Feel like a fraud? Back yourself for the next big career move - Women's Agenda

Feel like a fraud? Back yourself for the next big career move

You have to “back yourself”: It’s the one piece of advice I hear over again from women who talk about how they’ve managed a significant career transition.

It’s not easy and it doesn’t always come naturally. Many of us – and I’ve heard women in the early stages of their career express this numerous times – have a natural inclination to question our right to our current position. Some feel like a fraud waiting to be found out. It can take a while before we realise that the person above us is also relying on their own self-judgment and making it up as they go.

But a little bit of self-confidence – no matter how artificial it feels – can make all the difference. Insert that self-confidence when discussing where you want to go during your conversations with others, and the right opportunity may just come up.

Last week, Nicki Bowman told me how she’s managed to transition from private practice to corporate counsel (working at BHP) and board director. It was her never-abating ability to back herself that really stood out – a personal push that came in the form of telling others what she wanted to do and snapping up opportunities as they came along.

“I told everybody who would listen that I was interested in getting out of pure legal activity and interested in more business activity,” she says in a video with Women’s Agenda following a Women On Boards roundtable discussion.

“Through that I came to the attention of a particular executive and was able to demonstrate to him that I did have a broader reach. I had a career planning conversation with him and it went from there.”

It’s a situation that shows every conversation counts – especially when we’re telling others just what we believe we can do and where we want to head with our career. “He sought me out three months later and said ‘we’ve found an opportunity for you’.”

It followed similar advice I heard from Tharani Jegatheeswaran, who explained just how she found her career confidence.

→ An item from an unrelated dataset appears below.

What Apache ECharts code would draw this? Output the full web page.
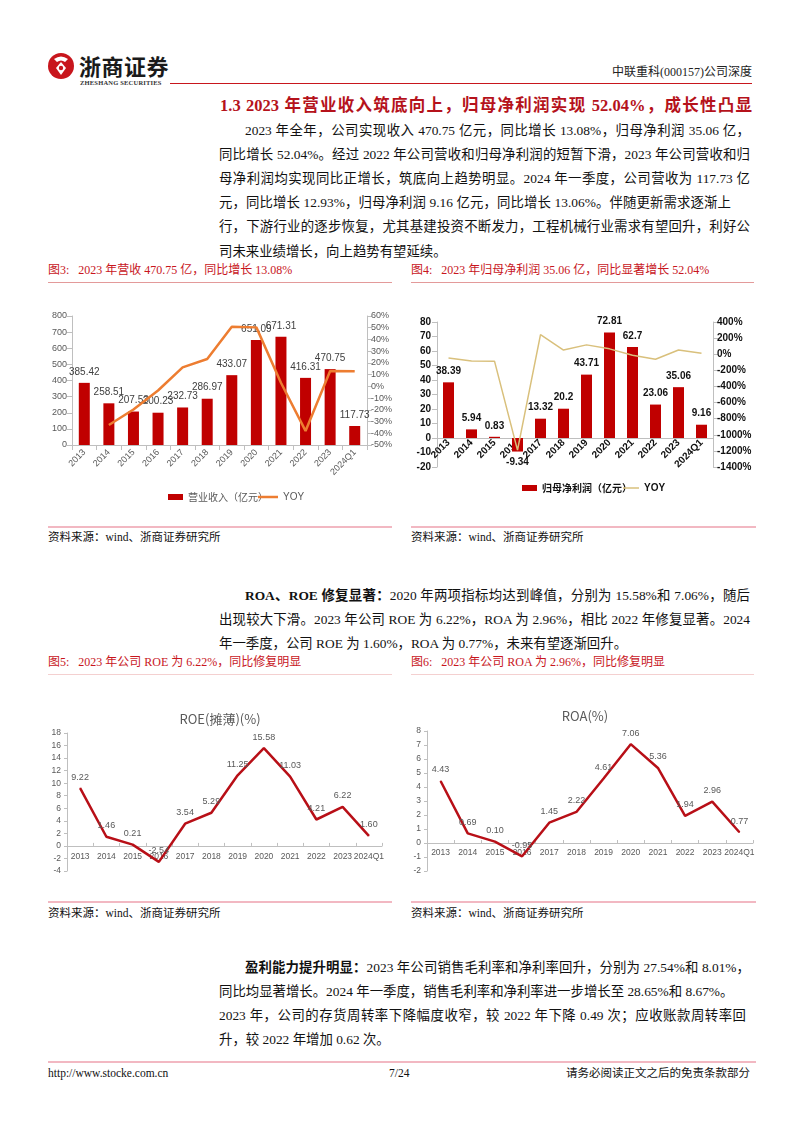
<!DOCTYPE html>
<html><head><meta charset="utf-8">
<script src="https://cdn.jsdelivr.net/npm/echarts@6/dist/echarts.min.js"></script>
<style>
html,body{margin:0;padding:0;background:#fff;}
#page{position:relative;width:802px;height:1133px;overflow:hidden;font-family:"Liberation Serif","Noto Sans CJK SC",serif;color:#111;}
.abs{position:absolute;white-space:nowrap;}
.ln{position:absolute;height:24px;line-height:24px;font-size:13.4px;white-space:nowrap;text-align:justify;text-align-last:justify;}
.last{text-align:left;text-align-last:left;}
.fig{position:absolute;font-size:12px;color:#C8161D;white-space:nowrap;line-height:16px;}
.src{position:absolute;font-size:11.5px;color:#111;white-space:nowrap;line-height:16px;}
.chart{position:absolute;}
b{font-family:"Liberation Serif","Noto Sans CJK SC",serif;font-weight:bold;}
</style></head>
<body><div id="page">
<!-- header -->
<svg class="abs" style="left:46px;top:50px" width="32" height="34" viewBox="0 0 32 34">
<circle cx="15" cy="16" r="13" fill="#C8161D"/>
<path d="M8 9 Q15 4 22 9 L19 12 Q15 9 11 12 Z" fill="#fff"/>
<path d="M15 12 L20 18 L15 25 L10 18 Z" fill="#fff"/>
<circle cx="15" cy="18" r="2.2" fill="#C8161D"/>
</svg>
<div class="abs" style="left:79px;top:51px;font-family:'Noto Sans CJK SC';font-weight:bold;font-size:22px;line-height:28px;color:#1a1a1a;letter-spacing:0.5px">浙商证券</div>
<div class="abs" style="left:80px;top:79px;font-family:'Liberation Serif';font-weight:bold;font-size:6.5px;line-height:8px;color:#333;letter-spacing:0.2px">ZHESHANG SECURITIES</div>
<div class="abs" style="left:612px;top:64px;font-size:12px;line-height:16px;color:#222">中联重科(000157)公司深度</div>
<div class="abs" style="left:170px;top:83px;width:582px;height:1px;background:#C8161D"></div>

<div class="ln" style="left:220px;top:93px;width:532px;font-size:16.5px;font-weight:bold;color:#B5121B;height:26px;line-height:26px">1.3 2023 年营业收入筑底向上，归母净利润实现 52.04%，成长性凸显</div>

<div class="ln" style="left:245px;top:119px;width:505px">2023 年全年，公司实现收入 470.75 亿元，同比增长 13.08%，归母净利润 35.06 亿，</div>
<div class="ln" style="left:219px;top:143px;width:531px">同比增长 52.04%。经过 2022 年公司营收和归母净利润的短暂下滑，2023 年公司营收和归</div>
<div class="ln" style="left:219px;top:167px;width:531px">母净利润均实现同比正增长，筑底向上趋势明显。2024 年一季度，公司营收为 117.73 亿</div>
<div class="ln" style="left:219px;top:191px;width:512px">元，同比增长 12.93%，归母净利润 9.16 亿元，同比增长 13.06%。伴随更新需求逐渐上</div>
<div class="ln" style="left:219px;top:215px;width:531px">行，下游行业的逐步恢复，尤其基建投资不断发力，工程机械行业需求有望回升，利好公</div>
<div class="ln last" style="left:219px;top:240px">司未来业绩增长，向上趋势有望延续。</div>

<div class="fig" style="left:48px;top:262px">图3:&nbsp;&nbsp; 2023 年营收 470.75 亿，同比增长 13.08%</div>
<div class="abs" style="left:48px;top:282px;width:344px;height:1px;background:#E39A9A"></div>
<div class="fig" style="left:411px;top:262px">图4:&nbsp;&nbsp; 2023 年归母净利润 35.06 亿，同比显著增长 52.04%</div>
<div class="abs" style="left:411px;top:282px;width:343px;height:1px;background:#E39A9A"></div>

<div id="c1" class="chart" style="left:40px;top:290px;width:360px;height:225px"></div>
<div id="c2" class="chart" style="left:405px;top:290px;width:360px;height:225px"></div>

<div class="abs" style="left:48px;top:526px;width:344px;height:2px;background:#F2B8C2"></div>
<div class="abs" style="left:411px;top:526px;width:345px;height:2px;background:#F2B8C2"></div>
<div class="src" style="left:48px;top:529px">资料来源：wind、浙商证券研究所</div>
<div class="src" style="left:411px;top:529px">资料来源：wind、浙商证券研究所</div>

<div class="ln" style="left:245px;top:584px;width:505px"><b>ROA、ROE 修复显著：</b>2020 年两项指标均达到峰值，分别为 15.58%和 7.06%，随后</div>
<div class="ln" style="left:219px;top:608px;width:531px">出现较大下滑。2023 年公司 ROE 为 6.22%，ROA 为 2.96%，相比 2022 年修复显著。2024</div>
<div class="ln last" style="left:219px;top:632px">年一季度，公司 ROE 为 1.60%，ROA 为 0.77%，未来有望逐渐回升。</div>

<div class="fig" style="left:48px;top:654px">图5:&nbsp;&nbsp; 2023 年公司 ROE 为 6.22%，同比修复明显</div>
<div class="abs" style="left:48px;top:674px;width:344px;height:1px;background:#F4D0D0"></div>
<div class="fig" style="left:411px;top:654px">图6:&nbsp;&nbsp; 2023 年公司 ROA 为 2.96%，同比修复明显</div>
<div class="abs" style="left:411px;top:674px;width:343px;height:1px;background:#F4D0D0"></div>

<div id="c3" class="chart" style="left:40px;top:690px;width:360px;height:205px"></div>
<div id="c4" class="chart" style="left:405px;top:690px;width:360px;height:205px"></div>

<div class="abs" style="left:48px;top:901px;width:344px;height:2px;background:#F2B8C2"></div>
<div class="abs" style="left:411px;top:901px;width:345px;height:2px;background:#F2B8C2"></div>
<div class="src" style="left:48px;top:905px">资料来源：wind、浙商证券研究所</div>
<div class="src" style="left:411px;top:905px">资料来源：wind、浙商证券研究所</div>

<div class="ln" style="left:245px;top:956px;width:505px"><b>盈利能力提升明显：</b>2023 年公司销售毛利率和净利率回升，分别为 27.54%和 8.01%，</div>
<div class="ln last" style="left:219px;top:980px">同比均显著增长。2024 年一季度，销售毛利率和净利率进一步增长至 28.65%和 8.67%。</div>
<div class="ln" style="left:219px;top:1004px;width:527px">2023 年，公司的存货周转率下降幅度收窄，较 2022 年下降 0.49 次；应收账款周转率回</div>
<div class="ln last" style="left:219px;top:1028px">升，较 2022 年增加 0.62 次。</div>

<div class="abs" style="left:48px;top:1061px;width:708px;height:2px;background:#F2B8C2"></div>
<div class="abs" style="left:48px;top:1065px;font-size:11.5px;line-height:16px">http://www.stocke.com.cn</div>
<div class="abs" style="left:389px;top:1065px;font-size:11.5px;line-height:16px">7/24</div>
<div class="abs" style="left:566px;top:1065px;font-size:11.5px;line-height:16px">请务必阅读正文之后的免责条款部分</div>
</div>
<script>
const years = ['2013','2014','2015','2016','2017','2018','2019','2020','2021','2022','2023','2024Q1'];
const revenue = [385.42,258.51,207.53,200.23,232.73,286.97,433.07,651.09,671.31,416.31,470.75,117.73];
const revenueYoy = [null,-32.9,-19.7,-3.5,16.2,23.3,50.9,50.3,3.1,-38.0,13.08,12.93];
const netProfit = [38.39,5.94,0.83,-9.34,13.32,20.2,43.71,72.81,62.7,23.06,35.06,9.16];
const profitYoy = [-48,-84.5,-86,-1190,243,51.7,116,66.6,-13.9,-63.2,52.04,13.06];
const roe = [9.22,1.46,0.21,-2.54,3.54,5.29,11.25,15.58,11.03,4.21,6.22,1.60];
const roa = [4.43,0.69,0.10,-0.95,1.45,2.22,4.61,7.06,5.36,1.94,2.96,0.77];

const gray = '#595959', axisGray = '#BFBFBF';
const sans = 'Liberation Sans';

// Chart 1
echarts.init(document.getElementById('c1')).setOption({
  animation:false,
  grid:{left:32,right:33,top:26,bottom:70},
  legend:[
    {top:197,left:123,itemWidth:15,itemHeight:6,
     textStyle:{fontSize:10,color:gray,fontFamily:'Noto Sans CJK SC'},
     data:[{name:'营业收入（亿元）',icon:'rect'}]},
    {top:197,left:213,itemWidth:20,itemHeight:2.5,itemGap:2,
     textStyle:{fontSize:10,color:gray,fontFamily:sans},
     data:[{name:'YOY',icon:'rect'}]}
  ],
  xAxis:{type:'category',data:years,
    axisLine:{lineStyle:{color:axisGray}},axisTick:{show:true,lineStyle:{color:axisGray}},
    axisLabel:{rotate:45,interval:0,fontSize:9,color:gray,fontFamily:sans,margin:6}},
  yAxis:[
    {type:'value',min:0,max:800,interval:100,splitLine:{show:false},
     axisLine:{show:true,lineStyle:{color:axisGray}},axisTick:{show:true,lineStyle:{color:axisGray}},
     axisLabel:{fontSize:9,color:gray,fontFamily:sans,margin:5}},
    {type:'value',min:-50,max:60,interval:10,splitLine:{show:false},
     axisLine:{show:true,lineStyle:{color:axisGray}},axisTick:{show:true,lineStyle:{color:axisGray}},
     axisLabel:{fontSize:9,color:gray,fontFamily:sans,formatter:v=>v+'%',margin:4}}
  ],
  series:[
    {name:'营业收入（亿元）',type:'bar',data:revenue,barWidth:11,itemStyle:{color:'#C00000'},
     label:{show:true,position:'top',distance:6,fontSize:10,color:'#404040',fontFamily:sans}},
    {name:'YOY',type:'line',yAxisIndex:1,data:revenueYoy,symbol:'none',
     lineStyle:{color:'#ED7D31',width:2.5},itemStyle:{color:'#ED7D31'},z:3}
  ]
});

// Chart 2
echarts.init(document.getElementById('c2')).setOption({
  animation:false,
  grid:{left:32,right:52,top:32,bottom:48},
  legend:[
    {top:188,left:112,itemWidth:15,itemHeight:6,
     textStyle:{fontSize:10,color:'#111',fontWeight:'bold',fontFamily:'Noto Sans CJK SC'},
     data:[{name:'归母净利润（亿元）',icon:'rect'}]},
    {top:188,left:213,itemWidth:16,itemHeight:1.5,itemGap:2,
     textStyle:{fontSize:10,color:'#111',fontWeight:'bold',fontFamily:sans},
     data:[{name:'YOY',icon:'rect'}]}
  ],
  xAxis:{type:'category',data:years,
    axisLine:{onZero:true,onZeroAxisIndex:0,lineStyle:{color:axisGray}},axisTick:{show:false},
    axisLabel:{rotate:45,interval:0,fontSize:10,fontWeight:'bold',color:'#111',fontFamily:sans,margin:-26}},
  yAxis:[
    {type:'value',min:-20,max:80,interval:10,splitLine:{show:false},
     axisLine:{show:true,lineStyle:{color:axisGray}},axisTick:{show:true,lineStyle:{color:axisGray}},
     axisLabel:{fontSize:10,fontWeight:'bold',color:'#111',fontFamily:sans,margin:6}},
    {type:'value',min:-1400,max:400,interval:200,splitLine:{show:false},
     axisLine:{show:true,lineStyle:{color:axisGray}},axisTick:{show:true,lineStyle:{color:axisGray}},
     axisLabel:{fontSize:10,fontWeight:'bold',color:'#111',fontFamily:sans,formatter:v=>v+'%',margin:4}}
  ],
  series:[
    {name:'归母净利润（亿元）',type:'bar',barWidth:11,itemStyle:{color:'#C00000'},
     data:netProfit.map(v=>v<0?{value:v,label:{position:'bottom'}}:v),
     label:{show:true,position:'top',distance:6,fontSize:10,fontWeight:'bold',color:'#111',fontFamily:sans,
       formatter:p=>String(p.value)}},
    {name:'YOY',type:'line',yAxisIndex:1,data:profitYoy,symbol:'none',
     lineStyle:{color:'#D9C07C',width:1.5},itemStyle:{color:'#D9C07C'},z:3}
  ]
});

function lineChart(id,title,data,min,max,interval,grid,titleTop,labelMargin){
  echarts.init(document.getElementById(id)).setOption({
    animation:false,
    title:{text:title,left:'center',top:titleTop,textStyle:{fontSize:13,fontWeight:'normal',color:gray,fontFamily:'Noto Sans CJK SC'}},
    grid:grid,
    xAxis:{type:'category',data:years,
      axisLine:{onZero:true,onZeroAxisIndex:0,lineStyle:{color:axisGray}},axisTick:{show:true,inside:true,length:3,lineStyle:{color:axisGray}},
      axisLabel:{interval:0,hideOverlap:false,fontSize:8.5,color:gray,fontFamily:sans,margin:labelMargin}},
    yAxis:{type:'value',min:min,max:max,interval:interval,splitLine:{show:false},
      axisLine:{show:true,lineStyle:{color:axisGray}},axisTick:{show:true,length:3,lineStyle:{color:axisGray}},
      axisLabel:{fontSize:8.5,color:gray,fontFamily:sans,margin:6}},
    series:[{type:'line',data:data,symbol:'circle',symbolSize:1,showSymbol:true,
      lineStyle:{color:'#B80F17',width:2.5},itemStyle:{color:'#B80F17'},
      label:{show:true,position:'top',distance:6,fontSize:9,color:gray,fontFamily:sans,
        formatter:p=>Number(p.value).toFixed(2)}}]
  });
}
lineChart('c3','ROE(摊薄)(%)',roe,-4,18,2,{left:27,right:18,top:43,bottom:24},18,-19);
lineChart('c4','ROA(%)',roa,-2,8,1,{left:22,right:12,top:41,bottom:24},15,-23);
</script>
</body></html>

Six years into her career with a major accounting firm, Jegatheeswaran quit her job to take on a new role elsewhere. Months later, she requested her old job back – with a few adjustments that would allow her to pursue her passion, as part of her full-time career.

Now, the Deloitte Australia client director heads up the firm’s not-for-profit specialist group. It’s a role she came into after requesting the firm find a fit for her that would work for both parties. It’s a request she could only have made by taking a risk and backing herself.

“I had no idea who I was. I didn’t know what I wanted from career, nor my life,” Jegatheeswaran says of her thoughts when joining Deloitte in 2004, during an interview with Women’s Agenda late last year. By 2010, she realised she wanted a change. But after spending a couple of months with a smaller firm, she realised she was not pursuing her passion – and that she missed her old workplace.

Jegatheeswaran asked if she could return in a capacity that would see her work with not-for-profit organisations and build a business unit within the firm that could seek to drive change. The answer was yes.

Like Bowan, such a request took confidence. It was a new role in a new capacity and she needed to back her own abilities to achieve the necessary results.

But by explaining just what she believed she could and should do with her career, opportunities presented themselves.

So back yourself. You never know what might come up.